Representing the southern province of  Savannakhet, Xayxomseun Phothisan urged the assembly to hire more state employees and approve budgets to pay teacher salaries so that each school would have the adequate number of faculty needed to function.

“If the government does not have any solution to this urgent problem,  more schools in many provinces will be closed and students will lose access to education,” she said.

This year, the government is allowing recruitment of 285 new teachers nationwide, down from the 340 it hired last year. The downward trend in teacher hiring began in 2017, when the state employee quotas were reduced each year due to limited budget. According to UNESCO, spending on education as a proportion of GDP shrunk from 3.2 pct in 2013, to 1.9 pct in 2021.

School closures

Savannakhet province has only 223 teachers on its payroll for the entire province. More than 430,000 people in Savannakhet are aged 19 or younger, though not everyone in that demographic goes to school. 

Though the province ranks first in the nation for school attendance between the ages 6-11, only 68.7% of Savannakhet children between the ages of 6-8 are attending school. For ages 9-11, the percentage rises to 85.2%.

There are also 21 schools in the province that are staffed by unpaid volunteers, many of whom quit when they learned, sometimes after eight years of working, that they would not be able to transition into paid roles.

Because of the teacher shortage, the province is expected to close 25 schools.

The Lao government has approved the province hiring 47 new teachers, but spread over 15 educational districts, it means only three new teachers per district, nowhere near enough to serve the student population.

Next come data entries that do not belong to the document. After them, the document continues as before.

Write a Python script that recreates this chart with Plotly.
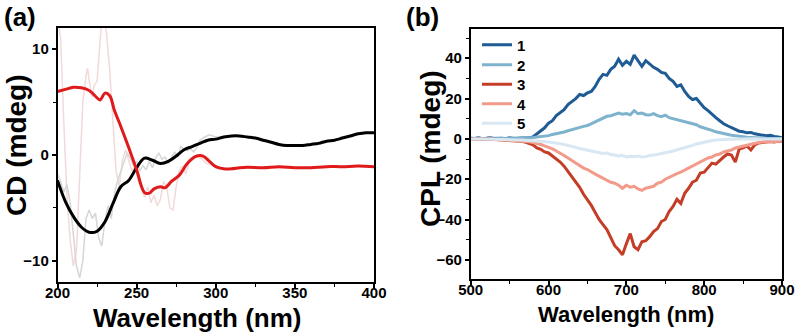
import plotly.graph_objects as go

# ---------------- Panel (a): CD ----------------
cd_wl = [200, 205, 210, 215, 220, 225, 230, 235, 240, 245, 250, 255, 260, 265, 270, 275, 280, 285,
         290, 295, 300, 305, 310, 315, 320, 325, 330, 335, 340, 345, 350, 355, 360, 365, 370, 375,
         380, 385, 390, 395, 400]
cd_black = [-2.4, -4.4, -5.8, -6.8, -7.3, -7.2, -6.3, -4.6, -3.0, -2.4, -1.2, -0.3, -0.5, -0.8, -0.6,
            -0.1, 0.5, 0.8, 1.1, 1.4, 1.5, 1.7, 1.8, 1.8, 1.7, 1.6, 1.4, 1.2, 1.0, 0.9, 0.9, 0.9, 1.0,
            1.1, 1.3, 1.4, 1.6, 1.8, 2.0, 2.1, 2.1]

cd_red_wl = [200, 205, 210, 215, 220, 225, 227, 230, 233, 236, 240, 245, 250, 255, 258, 261, 265, 268,
             272, 277, 282, 287, 292, 296, 300, 305, 310, 315, 320, 330, 340, 350, 360, 370, 380, 390, 400]
cd_red = [6.0, 6.2, 6.4, 6.35, 6.1, 5.4, 5.2, 5.85, 5.6, 4.2, 2.7, 0.7, -1.4, -3.55, -3.6, -3.2, -3.0,
          -3.1, -2.5, -1.9, -0.8, -0.15, -0.1, -0.6, -1.1, -1.3, -1.3, -1.2, -1.15, -1.2, -1.1, -1.2,
          -1.2, -1.1, -1.1, -1.05, -1.1]

raw_grey_wl = [200, 202, 204, 206, 208, 210, 212, 214, 216, 218, 220, 222, 224, 226, 228, 230, 232, 234,
               236, 238, 240, 242, 244, 246, 248, 250, 252, 254, 256, 258, 260, 262, 264, 266, 268, 270,
               272, 274, 276, 278, 280, 282, 284, 286, 288, 290, 293, 296, 300, 305, 310]
raw_grey = [-1.8, -2.5, -3.5, -2.8, -4.5, -7.5, -10.5, -11.6, -10.0, -6.0, -5.2, -6.0, -5.5, -7.8, -8.6,
            -6.2, -4.8, -6.0, -3.6, -2.4, -1.5, -0.5, 0.2, -0.3, -1.0, -0.6, -1.5, -1.0, -1.4, -0.6,
            -1.2, -0.3, 0.2, -0.4, -0.2, -0.8, -0.3, 0.3, -0.2, 0.8, 0.5, 0.4, 0.6, 0.3, 0.7, 1.4, 1.7,
            1.9, 1.7, 1.7, 1.8]

raw_pink_wl = [200, 202, 204, 206, 208, 210, 212, 214, 216, 218, 219, 220, 222, 223, 225, 227, 228, 230,
               231, 233, 235, 237, 239, 241, 243, 245, 247, 249, 251, 253, 255, 257, 259, 261, 263, 265,
               267, 269, 271, 273, 275, 277, 279, 281, 283, 285, 288, 291, 294, 297, 300, 305, 310]
raw_pink = [13.0, 11.0, 3.0, -4.0, -8.0, -10.5, -9.0, -2.0, 5.0, 7.5, 8.2, 7.0, 5.5, 6.5, 7.0, 11.0, 12.5,
            12.5, 11.5, 8.0, 3.0, -1.5, -3.0, -0.5, 0.5, -0.5, -1.5, -1.0, -2.5, -3.0, -4.0, -3.0, -4.5,
            -3.8, -4.8, -4.2, -2.5, -3.0, -5.0, -5.2, -3.0, -1.5, -1.0, -1.8, -0.8, -0.5, -0.2, -0.3,
            -0.8, -0.9, -1.2, -1.3, -1.3]

# ---------------- Panel (b): CPL ----------------
cpl_wl = list(range(500, 905, 5))
cpl_1 = [0.3, 0.2, 0.5, 0.1, 0.3, 0.6, 0.2, 0.4, 0.3, 0.1, 0.5, 0.2, 0.3, 0.4, 0.6, 0.5,
         1.0, 2.5, 4.2, 5.5, 7.8, 9.0, 11.5, 12.8, 14.5, 17.0, 18.5, 20.0, 22.0, 21.5, 22.8, 23.5,
         26.0, 29.5, 32.0, 31.5, 34.5, 36.0, 39.5, 36.5, 38.5, 37.0, 41.5, 38.5, 36.0, 38.8, 37.0,
         35.5, 34.5, 33.0, 32.5, 30.0, 28.5, 26.0, 26.8, 23.5, 21.0, 19.5, 20.0, 17.5, 15.5, 14.0,
         12.0, 10.5, 9.0, 7.5, 6.5, 5.5, 4.5, 3.8, 3.5, 3.0, 3.2, 2.5, 2.2, 2.0, 1.5, 1.8, 1.2, 1.0, 0.5]
cpl_2 = [0.2, 0.1, 0.3, 0.2, 0.1, 0.3, 0.2, 0.2, 0.3, 0.2, 0.4, 0.3, 0.3, 0.5, 0.4, 0.6,
         0.7, 0.9, 1.2, 1.5, 1.6, 2.2, 2.5, 3.0, 3.4, 4.0, 4.6, 5.0, 5.6, 6.2, 6.6, 7.5, 8.2, 9.5,
         10.0, 11.2, 11.5, 12.0, 12.8, 12.2, 12.6, 12.0, 14.0, 12.5, 12.8, 12.0, 11.8, 12.5, 11.5,
         11.0, 11.8, 10.5, 10.0, 9.8, 9.0, 8.5, 8.0, 7.5, 7.0, 6.0, 5.5, 5.0, 4.2, 3.5, 3.0, 2.5,
         2.0, 1.8, 1.5, 1.2, 1.0, 0.8, 0.7, 0.5, 0.5, 0.4, 0.3, 0.3, 0.2, 0.2, 0.2]
cpl_3 = [0.0, -0.1, 0.1, -0.2, 0.0, -0.1, -0.2, -0.3, -0.4, -0.5, -0.6,
         -0.8, -1.0, -1.2, -1.6, -2.2, -3.0, -4.5, -5.2, -6.5, -7.0, -8.5, -10.0, -11.5, -13.5,
         -16.0, -18.5, -21.0, -24.0, -27.5, -30.0, -33.0, -36.5, -40.0, -42.5, -45.0, -49.0, -53.0,
         -55.0, -57.5, -52.0, -47.0, -53.5, -55.0, -51.0, -50.5, -48.5, -46.0, -44.5, -41.0, -40.0,
         -36.0, -33.5, -30.0, -32.0, -27.0, -24.5, -21.5, -20.5, -17.0, -16.5, -14.5, -12.0, -12.5,
         -10.5, -9.0, -7.5, -8.0, -11.5, -5.0, -4.5, -3.5, -5.5, -3.0, -2.0, -1.8, -1.5, -1.3, -1.5,
         -1.2, -1.3]
cpl_4 = [0.0, -0.1, 0.0, -0.2, -0.1, -0.2, -0.3, -0.3, -0.4, -0.5, -0.6, -0.7, -0.9,
         -1.0, -1.2, -1.4, -1.8, -2.2, -2.8, -3.5, -4.2, -5.0, -6.0, -7.0, -8.2, -9.5, -10.8, -12.0,
         -13.0, -14.5, -15.2, -16.5, -17.5, -18.5, -19.5, -20.2, -21.5, -22.0, -23.0, -24.5, -23.0,
         -24.0, -23.5, -24.8, -25.5, -24.5, -24.0, -23.5, -22.0, -21.5, -20.0, -19.0, -18.0, -17.2,
         -16.5, -15.5, -14.5, -13.5, -12.5, -11.5, -10.5, -9.5, -9.0, -8.0, -7.5, -6.5, -6.0, -5.5,
         -4.5, -4.0, -3.5, -3.0, -2.5, -2.2, -1.8, -1.5, -1.4, -1.3, -1.3, -1.2, -1.2]
cpl_5 = [0.0, 0.1, 0.0, -0.1, 0.0, -0.1, -0.2, -0.2, -0.3, -0.3, -0.4, -0.5, -0.5, -0.6, -0.7,
         -0.8, -0.9, -1.0, -1.1,
         -1.3, -1.5, -1.8, -2.0, -2.4, -2.8, -3.2, -3.8, -4.2, -4.8, -5.2, -5.5, -6.0, -6.5, -6.8,
         -7.2, -7.0, -7.8, -8.0, -8.5, -8.2, -9.0, -8.6, -8.8, -8.5, -9.0, -8.8, -8.2, -8.0, -7.8,
         -7.2, -7.0, -6.5, -6.0, -5.5, -5.0, -4.3, -3.8, -3.2, -2.5, -2.0, -1.5, -1.2, -0.8, -0.6,
         -0.4, -0.3, -0.2, -0.2, -0.1, -0.1, 0.0, 0.0, 0.0, 0.1, 0.0, 0.0, 0.1, 0.0, 0.0, 0.0, 0.0]

cpl_names = ["1", "2", "3", "4", "5"]
cpl_values = [cpl_1, cpl_2, cpl_3, cpl_4, cpl_5]
cpl_colors = ["#1f5b94", "#7fb2cc", "#c43d26", "#f29b8a", "#d8e7f2"]

FONT = "Liberation Sans"
W, H = 799, 335

fig = go.Figure()

# Panel (a) traces
fig.add_trace(go.Scatter(x=raw_pink_wl, y=raw_pink, mode="lines", line=dict(color="#f2dada", width=1.5),
                         showlegend=False, xaxis="x", yaxis="y"))
fig.add_trace(go.Scatter(x=raw_grey_wl, y=raw_grey, mode="lines", line=dict(color="#d6d6d6", width=1.5),
                         showlegend=False, xaxis="x", yaxis="y"))
fig.add_trace(go.Scatter(x=cd_wl, y=cd_black, mode="lines", line=dict(color="#000000", width=3, shape="spline"),
                         showlegend=False, xaxis="x", yaxis="y"))
fig.add_trace(go.Scatter(x=cd_red_wl, y=cd_red, mode="lines", line=dict(color="#e0191b", width=3, shape="spline"),
                         showlegend=False, xaxis="x", yaxis="y"))

# Panel (b) traces, each with its own legend box so the entry spacing matches
legend_rows_px = [45, 65, 84.5, 104, 123.5]
legend_layouts = {}
for i, (name, vals, col) in enumerate(zip(cpl_names, cpl_values, cpl_colors)):
    lg = "legend" if i == 0 else f"legend{i + 1}"
    fig.add_trace(go.Scatter(x=cpl_wl[:len(vals)], y=vals, mode="lines", name=name, legend=lg,
                             line=dict(color=col, width=3), xaxis="x2", yaxis="y2"))
    legend_layouts[lg] = dict(x=477 / W, y=1 - legend_rows_px[i] / H, xanchor="left", yanchor="middle",
                              bgcolor="rgba(0,0,0,0)", borderwidth=0,
                              font=dict(family=FONT, size=15, color="black", weight="bold"),
                              itemwidth=30, tracegroupgap=0)

axis_common = dict(showline=True, linecolor="black", linewidth=1.5, mirror=True, ticks="outside",
                   ticklen=4, tickwidth=1.5, tickcolor="black", showgrid=False, zeroline=False,
                   tickfont=dict(family=FONT, size=15, color="black", weight="bold"),
                   automargin=False)
minor_common = dict(ticks="outside", ticklen=3, tickcolor="black", tickwidth=1.2)

# panel boxes in pixels (left, right, top, bottom)
box1 = (57.5, 374, 28, 282)
box2 = (470.7, 782, 29, 279)
xd1 = [box1[0] / W, box1[1] / W]
yd1 = [1 - box1[3] / H, 1 - box1[2] / H]
xd2 = [box2[0] / W, box2[1] / W]
yd2 = [1 - box2[3] / H, 1 - box2[2] / H]


def title_ann(text, x_px, y_px, size, angle=0):
    return dict(text=text, x=x_px / W, y=1 - y_px / H, xref="paper", yref="paper",
                xanchor="center", yanchor="middle", textangle=angle, showarrow=False,
                font=dict(family=FONT, size=size, color="black", weight="bold"))


fig.update_layout(
    width=W, height=H, margin=dict(l=0, r=0, t=0, b=0),
    paper_bgcolor="white", plot_bgcolor="white",
    xaxis=dict(domain=xd1, range=[200, 400], tickvals=[200, 250, 300, 350, 400],
               minor=dict(dtick=25, **minor_common), ticklabelstandoff=-8,
               anchor="y", **axis_common),
    yaxis=dict(domain=yd1, range=[-12, 12], tickvals=[-10, 0, 10],
               minor=dict(dtick=5, **minor_common), anchor="x", **axis_common),
    xaxis2=dict(domain=xd2, range=[500, 900], tickvals=[500, 600, 700, 800, 900],
                minor=dict(dtick=50, **minor_common), ticklabelstandoff=-8,
                anchor="y2", **axis_common),
    yaxis2=dict(domain=yd2, range=[-69.5, 54.5], tickvals=[-60, -40, -20, 0, 20, 40],
                minor=dict(dtick=10, **minor_common), anchor="x2", **axis_common),
    annotations=[
        dict(text="(a)", x=2 / W, y=1 - 0 / H, xref="paper", yref="paper", xanchor="left", yanchor="top",
             showarrow=False, font=dict(family=FONT, size=26, color="black", weight="bold")),
        dict(text="(b)", x=404 / W, y=1 - 0 / H, xref="paper", yref="paper", xanchor="left", yanchor="top",
             showarrow=False, font=dict(family=FONT, size=26, color="black", weight="bold")),
        title_ann("Wavelength (nm)", 197, 318, 26),
        title_ann("Wavelength (nm)", 626, 314, 22),
        title_ann("CD (mdeg)", 17, 145, 28, -90),
        title_ann("CPL (mdeg)", 430, 149, 28, -90),
    ],
    **legend_layouts,
)

fig.write_html("out.html")
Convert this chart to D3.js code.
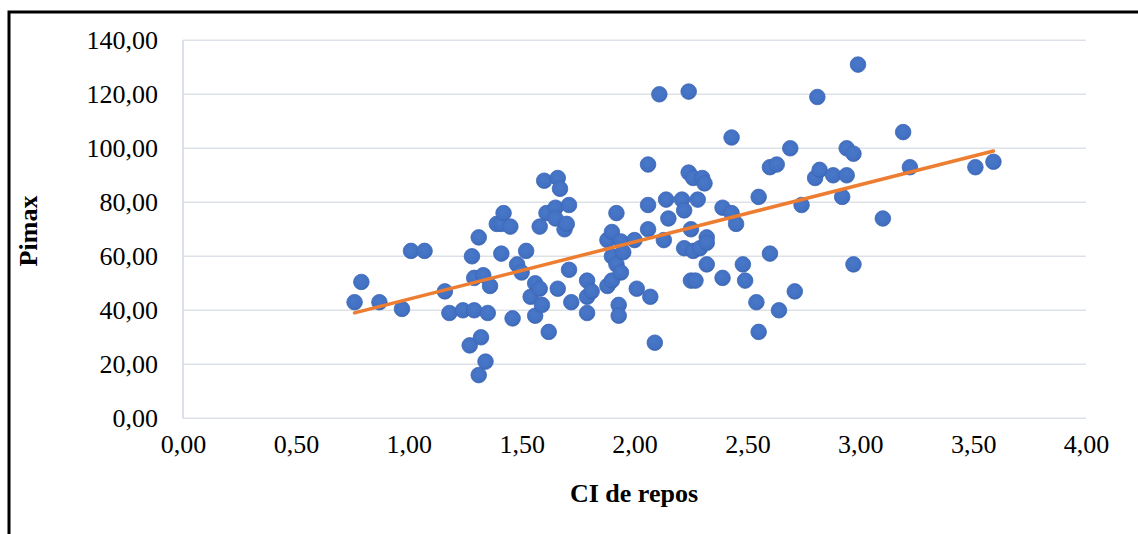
<!DOCTYPE html>
<html><head><meta charset="utf-8">
<script src="https://cdn.jsdelivr.net/npm/d3@7"></script>
<style>html,body{margin:0;padding:0;background:#fff;}svg{display:block;}</style>
</head><body>
<script>
const ciRepos = [0.76,0.79,0.87,0.97,1.01,1.07,1.16,1.18,1.24,1.27,1.28,1.29,1.29,1.31,1.31,1.32,1.33,1.34,1.35,1.36,1.39,1.41,1.41,1.42,1.45,1.46,1.48,1.50,1.52,1.54,1.56,1.56,1.58,1.58,1.59,1.60,1.61,1.62,1.65,1.65,1.66,1.66,1.67,1.69,1.70,1.71,1.71,1.72,1.79,1.79,1.79,1.81,1.88,1.88,1.90,1.90,1.90,1.92,1.92,1.93,1.93,1.94,1.94,1.95,2.00,2.01,2.06,2.06,2.06,2.07,2.09,2.11,2.13,2.14,2.15,2.21,2.22,2.22,2.24,2.24,2.25,2.25,2.26,2.26,2.27,2.28,2.29,2.30,2.31,2.32,2.32,2.32,2.39,2.39,2.43,2.43,2.45,2.48,2.49,2.54,2.55,2.55,2.60,2.60,2.63,2.64,2.69,2.71,2.74,2.80,2.81,2.82,2.88,2.92,2.94,2.94,2.97,2.97,2.99,3.10,3.19,3.22,3.51,3.59];
const pimax = [43,50.5,43,40.5,62,62,47,39,40,27,60,40,52,67,16,30,53,21,39,49,72,72,61,76,71,37,57,54,62,45,50,38,48,71,42,88,76,32,78,74,89,48,85,70,72,79,55,43,51,45,39,47,49,66,69,60,51,76,57,42,38,65.5,54,61.5,66,48,94,79,70,45,28,120,66,81,74,81,77,63,121,91,70,51,89,62,51,81,63,89,87,67,65,57,78,52,104,76,72,57,51,43,82,32,93,61,94,40,100,47,79,89,119,92,90,82,100,90,98,57,131,74,106,93,93,95];
const xTicks = [0,0.5,1,1.5,2,2.5,3,3.5,4];
const yTicks = [0,20,40,60,80,100,120,140];
const xTitle = "CI de repos";
const yTitle = "Pimax";

const W = 1138, H = 534;
const svg = d3.select("body").append("svg").attr("width", W).attr("height", H);
svg.append("rect").attr("width", W).attr("height", H).attr("fill", "#fff");

const x = d3.scaleLinear().domain([0, 4]).range([183, 1086]);
const y = d3.scaleLinear().domain([0, 140]).range([418.3, 40.3]);
const fmt = d => d.toFixed(2).replace(".", ",");
const font = "'Liberation Serif','Times New Roman',serif";

// frame (cropped border)
svg.append("path").attr("d", `M9,${H+5} L9,12 L${W+5},12`).attr("fill", "none").attr("stroke", "#000").attr("stroke-width", 3);

// gridlines
svg.append("g").selectAll("line").data(yTicks).join("line")
  .attr("x1", x(0)).attr("x2", x(4)).attr("y1", d => y(d)).attr("y2", d => y(d))
  .attr("stroke", "#dde1e8").attr("stroke-width", 1.5);
svg.append("line").attr("x1", x(0)).attr("x2", x(0)).attr("y1", y(0)).attr("y2", y(140))
  .attr("stroke", "#cfd6e2").attr("stroke-width", 1.5);

// axes labels via d3 axes
const yAxis = svg.append("g").attr("transform", `translate(${x(0)},0)`)
  .call(d3.axisLeft(y).tickValues(yTicks).tickFormat(fmt).tickSize(0).tickPadding(25));
yAxis.select(".domain").remove();
yAxis.selectAll("text").attr("font-family", font).attr("font-size", 26).attr("fill", "#000");

const xAxis = svg.append("g").attr("transform", `translate(0,${y(0)})`)
  .call(d3.axisBottom(x).tickValues(xTicks).tickFormat(fmt).tickSize(0).tickPadding(16));
xAxis.select(".domain").remove();
xAxis.selectAll("text").attr("font-family", font).attr("font-size", 26).attr("fill", "#000");

// titles
svg.append("text").attr("x", 634).attr("y", 502).attr("text-anchor", "middle")
  .attr("font-family", font).attr("font-weight", "bold").attr("font-size", 26).text(xTitle);
svg.append("text").attr("transform", "translate(37,231) rotate(-90)").attr("text-anchor", "middle")
  .attr("font-family", font).attr("font-weight", "bold").attr("font-size", 26).text(yTitle);

// points
const defs = svg.append("defs");
const grad = defs.append("radialGradient").attr("id", "dot").attr("cx", "45%").attr("cy", "40%").attr("r", "60%");
grad.append("stop").attr("offset", "0%").attr("stop-color", "#4a78c9");
grad.append("stop").attr("offset", "80%").attr("stop-color", "#4270c2");
grad.append("stop").attr("offset", "100%").attr("stop-color", "#3a64b0");
const pts = ciRepos.map((c, i) => ({c, p: pimax[i]}));
svg.append("g").selectAll("circle").data(pts).join("circle")
  .attr("cx", d => x(d.c)).attr("cy", d => y(d.p)).attr("r", 7.8)
  .attr("fill", "url(#dot)").attr("stroke", "#3d68b8").attr("stroke-width", 0.8);

// linear trend line (least squares)
const mx = d3.mean(pts, d => d.c), my = d3.mean(pts, d => d.p);
const slope = d3.sum(pts, d => (d.c - mx) * (d.p - my)) / d3.sum(pts, d => (d.c - mx) ** 2);
const icpt = my - slope * mx;
const [x0, x1] = d3.extent(ciRepos);
svg.append("line").attr("x1", x(x0)).attr("y1", y(icpt + slope * x0))
  .attr("x2", x(x1)).attr("y2", y(icpt + slope * x1))
  .attr("stroke", "#ED7D31").attr("stroke-width", 3.5).attr("stroke-linecap", "round");
</script>
</body></html>
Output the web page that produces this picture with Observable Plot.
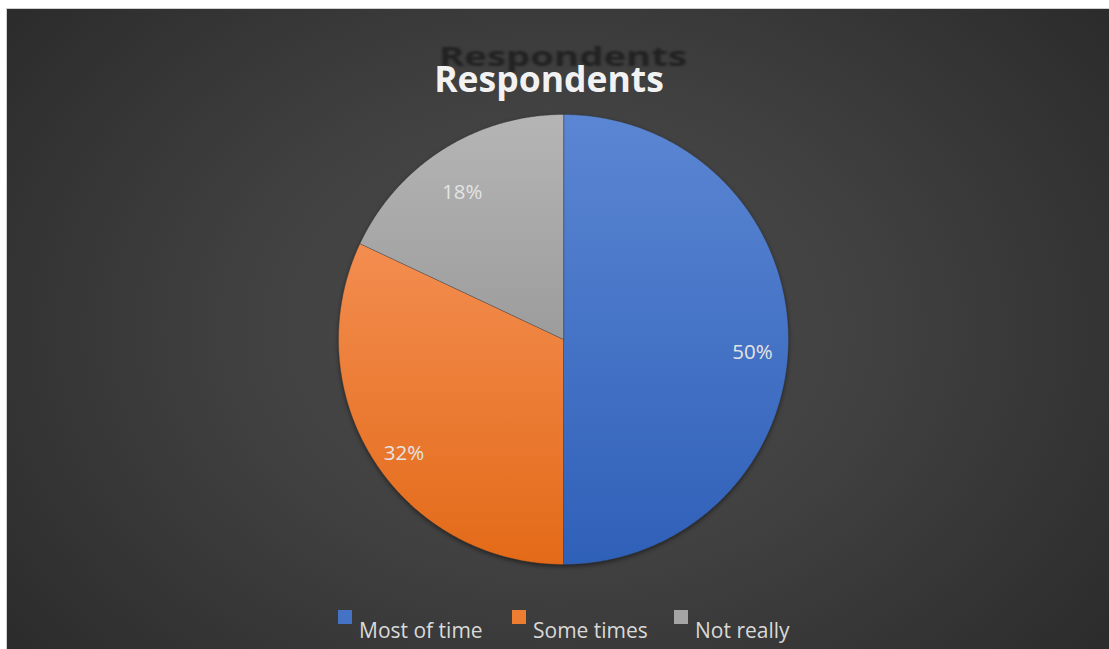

Most of the schools experiencing teacher shortages were primary schools in rural areas, because teachers have little desire to work there, representatives of Savannakhet province’s Department of Education and Sport told RFA’s Lao Service. 

The capital Vientiane also faces a teacher shortage, with 900 on payroll – far short of what it needs. There are around 300,000 youth aged 19 or younger in Vientiane, yet the central government will allow hiring only 16 new teachers. The capital is expected to close seven schools.

“The lack of teachers is widespread,” an official from Vientiane’s Department of Education and Sport told RFA. “We need over 900 teachers in order to meet our plan. …The only thing we can do is to inform students to go to schools in other villages and dissolve the small schools, where there are no teachers.”

The official said that Vientiane had already merged seven schools since 2021 including three last year as the teacher supply dwindles. 

Aging teachers

In Luang Prabang province’s XiengNgeun district, volunteer teachers are quitting in large numbers, an education official said.

“We need about 100 more teachers for primary and secondary schools,” the official said. “The quality of our education in the district, according to the national indicators, may not meet the plan.”  

He said that many of the paid teachers are old and close to retirement, and some of them face health problems. However, development of younger teachers to replace them is lagging. 

Though the district has not seen a school closure yet, when the old teachers retire the problem will get worse, he said.

“The quota from the central government to the province to recruit new state employees has been reduced,” the district official said. “We only received permission to hire 10 new teachers this year. … For primary schools in the city areas, we have a solution by assigning one teacher to teach in 2 or 3 schools. But in the rural areas, that kind of thing is very hard to do.”